**Task instructions:** Please transcribe the data that follows without the pictures, keeping every word the same.

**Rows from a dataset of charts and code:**
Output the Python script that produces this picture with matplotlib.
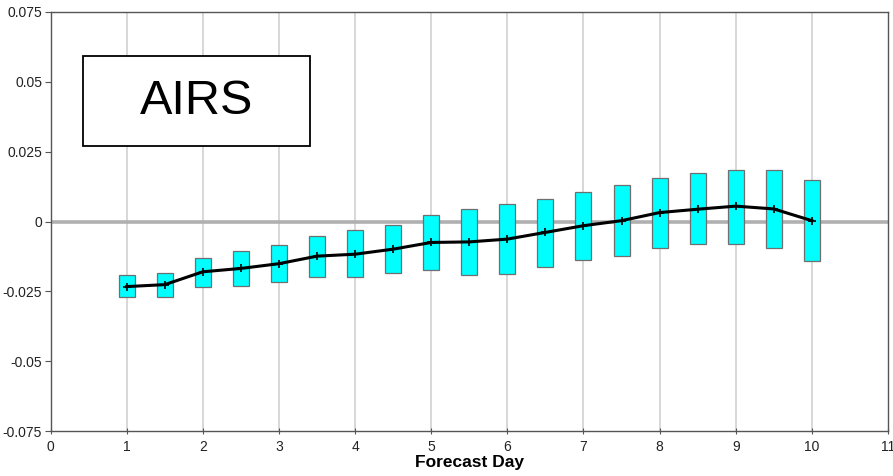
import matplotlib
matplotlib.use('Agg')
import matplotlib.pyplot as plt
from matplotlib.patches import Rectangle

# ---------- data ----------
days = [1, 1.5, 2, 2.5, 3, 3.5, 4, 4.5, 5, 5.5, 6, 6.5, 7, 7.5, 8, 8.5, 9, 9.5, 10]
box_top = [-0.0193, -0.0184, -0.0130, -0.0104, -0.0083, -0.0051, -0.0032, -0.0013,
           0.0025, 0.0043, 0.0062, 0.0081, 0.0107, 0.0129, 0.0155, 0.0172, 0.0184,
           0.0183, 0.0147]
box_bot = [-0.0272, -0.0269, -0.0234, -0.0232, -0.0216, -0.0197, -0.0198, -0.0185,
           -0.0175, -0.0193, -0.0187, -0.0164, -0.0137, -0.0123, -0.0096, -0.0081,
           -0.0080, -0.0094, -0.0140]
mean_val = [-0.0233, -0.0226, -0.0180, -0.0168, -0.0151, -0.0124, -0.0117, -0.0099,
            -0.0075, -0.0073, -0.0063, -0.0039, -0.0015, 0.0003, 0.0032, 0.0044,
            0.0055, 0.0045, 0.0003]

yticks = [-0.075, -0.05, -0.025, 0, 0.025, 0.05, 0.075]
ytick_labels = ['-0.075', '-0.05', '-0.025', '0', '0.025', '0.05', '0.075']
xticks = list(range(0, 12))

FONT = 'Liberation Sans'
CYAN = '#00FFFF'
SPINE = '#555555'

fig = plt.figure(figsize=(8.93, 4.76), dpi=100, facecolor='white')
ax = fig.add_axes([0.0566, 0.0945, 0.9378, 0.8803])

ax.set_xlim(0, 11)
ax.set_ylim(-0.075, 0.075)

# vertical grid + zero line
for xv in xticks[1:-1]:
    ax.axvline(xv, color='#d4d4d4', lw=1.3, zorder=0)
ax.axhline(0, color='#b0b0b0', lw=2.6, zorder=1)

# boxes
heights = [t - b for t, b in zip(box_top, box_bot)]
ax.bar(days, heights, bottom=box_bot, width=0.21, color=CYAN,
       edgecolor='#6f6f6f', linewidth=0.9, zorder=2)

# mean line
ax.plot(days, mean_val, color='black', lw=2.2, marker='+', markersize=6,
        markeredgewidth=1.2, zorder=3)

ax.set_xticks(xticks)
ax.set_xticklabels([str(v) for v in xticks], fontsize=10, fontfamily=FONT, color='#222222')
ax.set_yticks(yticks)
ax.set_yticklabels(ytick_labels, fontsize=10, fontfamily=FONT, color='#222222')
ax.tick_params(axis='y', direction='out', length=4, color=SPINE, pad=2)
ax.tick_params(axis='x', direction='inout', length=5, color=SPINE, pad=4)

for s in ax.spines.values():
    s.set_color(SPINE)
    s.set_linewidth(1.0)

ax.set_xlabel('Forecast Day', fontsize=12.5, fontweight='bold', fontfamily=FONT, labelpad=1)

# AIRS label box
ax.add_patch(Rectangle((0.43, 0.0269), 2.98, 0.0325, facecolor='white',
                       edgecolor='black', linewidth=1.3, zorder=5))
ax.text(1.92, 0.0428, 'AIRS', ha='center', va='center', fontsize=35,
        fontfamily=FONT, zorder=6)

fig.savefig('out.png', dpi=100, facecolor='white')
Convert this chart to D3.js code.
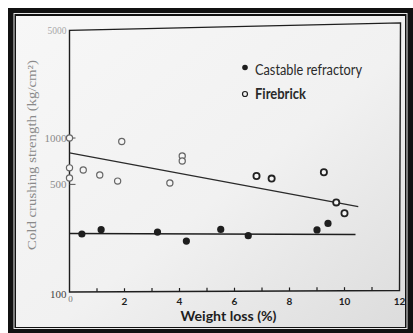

**Response for this exercise:**
Output the Python script that produces this picture with matplotlib.
import matplotlib
matplotlib.use('Agg')
import matplotlib.pyplot as plt
from matplotlib.patches import Rectangle

# ---------- data ----------
days = [1, 1.5, 2, 2.5, 3, 3.5, 4, 4.5, 5, 5.5, 6, 6.5, 7, 7.5, 8, 8.5, 9, 9.5, 10]
box_top = [-0.0193, -0.0184, -0.0130, -0.0104, -0.0083, -0.0051, -0.0032, -0.0013,
           0.0025, 0.0043, 0.0062, 0.0081, 0.0107, 0.0129, 0.0155, 0.0172, 0.0184,
           0.0183, 0.0147]
box_bot = [-0.0272, -0.0269, -0.0234, -0.0232, -0.0216, -0.0197, -0.0198, -0.0185,
           -0.0175, -0.0193, -0.0187, -0.0164, -0.0137, -0.0123, -0.0096, -0.0081,
           -0.0080, -0.0094, -0.0140]
mean_val = [-0.0233, -0.0226, -0.0180, -0.0168, -0.0151, -0.0124, -0.0117, -0.0099,
            -0.0075, -0.0073, -0.0063, -0.0039, -0.0015, 0.0003, 0.0032, 0.0044,
            0.0055, 0.0045, 0.0003]

yticks = [-0.075, -0.05, -0.025, 0, 0.025, 0.05, 0.075]
ytick_labels = ['-0.075', '-0.05', '-0.025', '0', '0.025', '0.05', '0.075']
xticks = list(range(0, 12))

FONT = 'Liberation Sans'
CYAN = '#00FFFF'
SPINE = '#555555'

fig = plt.figure(figsize=(8.93, 4.76), dpi=100, facecolor='white')
ax = fig.add_axes([0.0566, 0.0945, 0.9378, 0.8803])

ax.set_xlim(0, 11)
ax.set_ylim(-0.075, 0.075)

# vertical grid + zero line
for xv in xticks[1:-1]:
    ax.axvline(xv, color='#d4d4d4', lw=1.3, zorder=0)
ax.axhline(0, color='#b0b0b0', lw=2.6, zorder=1)

# boxes
heights = [t - b for t, b in zip(box_top, box_bot)]
ax.bar(days, heights, bottom=box_bot, width=0.21, color=CYAN,
       edgecolor='#6f6f6f', linewidth=0.9, zorder=2)

# mean line
ax.plot(days, mean_val, color='black', lw=2.2, marker='+', markersize=6,
        markeredgewidth=1.2, zorder=3)

ax.set_xticks(xticks)
ax.set_xticklabels([str(v) for v in xticks], fontsize=10, fontfamily=FONT, color='#222222')
ax.set_yticks(yticks)
ax.set_yticklabels(ytick_labels, fontsize=10, fontfamily=FONT, color='#222222')
ax.tick_params(axis='y', direction='out', length=4, color=SPINE, pad=2)
ax.tick_params(axis='x', direction='inout', length=5, color=SPINE, pad=4)

for s in ax.spines.values():
    s.set_color(SPINE)
    s.set_linewidth(1.0)

ax.set_xlabel('Forecast Day', fontsize=12.5, fontweight='bold', fontfamily=FONT, labelpad=1)

# AIRS label box
ax.add_patch(Rectangle((0.43, 0.0269), 2.98, 0.0325, facecolor='white',
                       edgecolor='black', linewidth=1.3, zorder=5))
ax.text(1.92, 0.0428, 'AIRS', ha='center', va='center', fontsize=35,
        fontfamily=FONT, zorder=6)

fig.savefig('out.png', dpi=100, facecolor='white')
Convert this chart to D3.js code.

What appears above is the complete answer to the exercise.